BANGKOK -- The price of oil approached $93 a barrel Tuesday in Asia after a report showed U.S. manufacturing rose in September for the first time in four months.
Benchmark oil for November delivery was up 21 cents to $92.69 a barrel at late afternoon Bangkok time in electronic trading on the New York Mercantile Exchange.
The contract closed up 29 cents at $92.48 in New York on Monday after a report showed U.S. manufacturing grew in September for the first time in four months.
Some analysts said the lift in oil prices following the Federal Reserve's announcement of a third round of bond buying on Sept. 13 was starting to wane.
Instead, the focus would likely "return to the deterioration in underlying economic and financial conditions that made the additional stimulus necessary in the first place," analysts at Capital Economics said in an email commentary.
Last month, the Fed announced another round of bond buying, known as quantitative easing, and said it would consider providing additional support to the U.S. economy until the labor market showed substantial improvement.

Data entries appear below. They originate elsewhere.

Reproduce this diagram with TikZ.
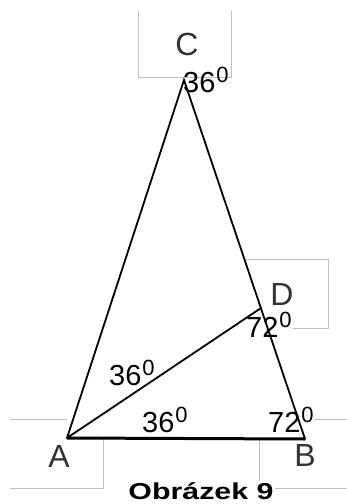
\documentclass[tikz,border=0pt]{standalone}
\usepackage{fontspec}
\setmainfont{Liberation Sans}
\newcommand\angl[1]{#1\kern1pt\raisebox{10pt}{\fontsize{22}{22}\selectfont 0}}
\begin{document}
\begin{tikzpicture}[x=1pt,y=-1pt,
  guide/.style={draw=black!25, line width=0.9pt},
  edge/.style={line width=1.8pt, line cap=round},
  baseline/.style={line width=3pt},
  lbl/.style={inner sep=0, anchor=base, text=black!80, font=\fontsize{32}{32}\selectfont},
  ang/.style={inner sep=0, anchor=base west, font=\fontsize{29}{29}\selectfont}]
\useasboundingbox (0,0) rectangle (347,504);
% guide boxes
\draw[guide] (138,11) -- (138,77) -- (231,77) -- (231,11);
\draw[guide] (246,259) -- (328,259) -- (328,328) -- (293,328);
\draw[guide] (10,419) -- (67,419);
\draw[guide] (103,439) -- (103,488) -- (10,488);
\draw[guide] (314,419) -- (347,419);
\draw[guide] (259,440) -- (259,488) -- (347,488);
% vertices
\coordinate (A) at (67,438);
\coordinate (B) at (305,439);
\coordinate (C) at (184,80);
\coordinate (D) at (261,308);
% edges
\draw[edge] (A) -- (C) -- (B);
\draw[edge] (A) -- (D);
\draw[baseline] (A) -- (B);
% vertex labels
\node[lbl] (lC) at (187,55) {C};
\node[lbl] (lD) at (282,305) {D};
\node[lbl] (lA) at (59,467) {A};
\node[lbl] (lB) at (305,466) {B};
% angle labels
\node[ang] (aC) at (183,92) {\angl{36}};
\node[ang] (aD) at (246,337) {\angl{72}};
\node[ang] (aA1) at (109,385) {\angl{36}};
\node[ang] (aA2) at (142,432) {\angl{36}};
\node[ang] (aB) at (268,432) {\angl{72}};
% caption
\node[inner sep=1.5pt, anchor=base, fill=white, font=\bfseries\fontsize{23}{23}\selectfont] (cap) at (201,499) {\scalebox{1.32}[1]{Obrázek 9}};
\end{tikzpicture}
\end{document}
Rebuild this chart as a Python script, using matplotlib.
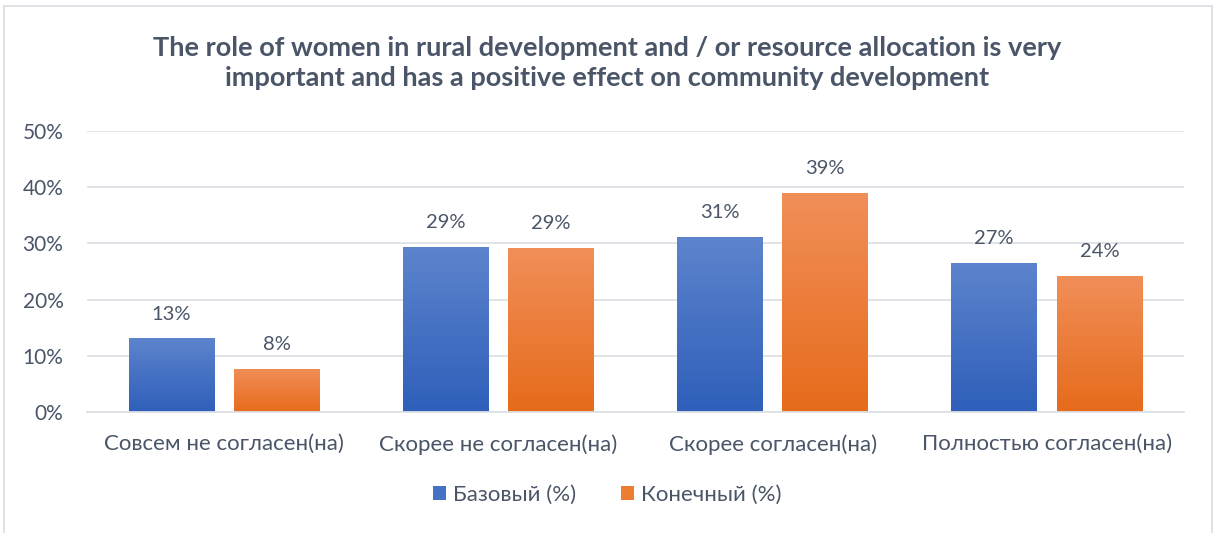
import numpy as np
import matplotlib

matplotlib.use("Agg")
import matplotlib.pyplot as plt
from matplotlib.colors import LinearSegmentedColormap
from matplotlib.patches import Rectangle

categories = [
    "Совсем не согласен(на)",
    "Скорее не согласен(на)",
    "Скорее согласен(на)",
    "Полностью согласен(на)",
]
base_pct = [13.1, 29.4, 31.2, 26.6]
final_pct = [7.7, 29.2, 39.0, 24.2]
series_names = ["Базовый (%)", "Конечный (%)"]

TEXT = "#4a5568"
GRID = "#dde1e6"
BLUE_TOP, BLUE_BOT = "#5d84cd", "#2f5fba"
ORANGE_TOP, ORANGE_BOT = "#f18f59", "#e66b1b"

plt.rcParams["font.family"] = ["Lato", "DejaVu Sans"]

fig = plt.figure(figsize=(12.14, 5.33), dpi=100)
ax = fig.add_axes([87 / 1214, 1 - 412 / 533, (1184 - 87) / 1214, (412 - 131) / 533])

# chart border
fig.patches.append(
    Rectangle((4 / 1214, -0.01), 1208 / 1214, 1 - 6 / 533 + 0.01,
              transform=fig.transFigure, fill=False, edgecolor="#d9dde3", lw=1.2)
)

x = np.arange(len(categories))
width = 0.313
offset = 0.192


def gradient_bars(xs, vals, top, bot):
    cmap = LinearSegmentedColormap.from_list("g", [bot, top])
    grad = np.linspace(0, 1, 256).reshape(-1, 1)
    bars = ax.bar(xs, vals, width, color="none", edgecolor="none")
    for b in bars:
        x0, y0 = b.get_x(), b.get_y()
        w, h = b.get_width(), b.get_height()
        im = ax.imshow(grad, cmap=cmap, origin="lower", aspect="auto",
                       extent=[x0, x0 + w, y0, y0 + h], zorder=2)
        im.set_clip_path(b)
    return bars


b1 = gradient_bars(x - offset, base_pct, BLUE_TOP, BLUE_BOT)
b2 = gradient_bars(x + offset, final_pct, ORANGE_TOP, ORANGE_BOT)

for bars, vals in ((b1, base_pct), (b2, final_pct)):
    for b, v in zip(bars, vals):
        ax.text(b.get_x() + b.get_width() / 2, v + 2.8, "%d%%" % round(v),
                ha="center", va="bottom", fontsize=14.5, color=TEXT)

ax.set_xlim(-0.5, len(categories) - 0.5)
ax.set_ylim(0, 50)
ax.set_yticks(range(0, 51, 10))
ax.set_yticklabels(["%d%%" % t for t in range(0, 51, 10)])
ax.set_xticks(x)
ax.set_xticklabels(categories)
ax.tick_params(axis="both", length=0, labelcolor=TEXT)
ax.tick_params(axis="y", pad=17, labelsize=15)
ax.tick_params(axis="x", pad=16, labelsize=16)
ax.grid(axis="y", color=GRID, lw=1.3)
ax.set_axisbelow(True)
for s in ("top", "right", "left"):
    ax.spines[s].set_visible(False)
ax.spines["bottom"].set_color(GRID)
ax.spines["bottom"].set_linewidth(1.3)

fig.text(0.5, 1 - 63 / 533,
         "The role of women in rural development and / or resource allocation is very\n"
         "important and has a positive effect on community development",
         ha="center", va="center", fontsize=19.5, fontweight="bold", color=TEXT,
         linespacing=1.35)

handles = [Rectangle((0, 0), 1, 1, facecolor="#4472c4"),
           Rectangle((0, 0), 1, 1, facecolor="#ed7d31")]
fig.legend(handles, series_names, loc="center", bbox_to_anchor=(0.5, 1 - 495 / 533),
           ncol=2, frameon=False, fontsize=16, labelcolor=TEXT,
           handlelength=0.6, handleheight=0.6, handletextpad=0.3, columnspacing=2.0)

fig.savefig("out.png", dpi=100)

A glimpse of the U.S. jobs picture will come Friday, when the Labor Department releases employment data for September.
Brent crude, which is used to price international varieties of oil, was down 22 cents to $111.97 on the ICE Futures Exchange in London.
In other energy futures trading:
-- Natural gas rose 5.1 cents to $3.531 per 1,000 cubic feet.
-- Heating oil fell 0.3 cent to $3.139 per gallon.
-- Wholesale gasoline fell 0.1 cent to $2.911 per gallon.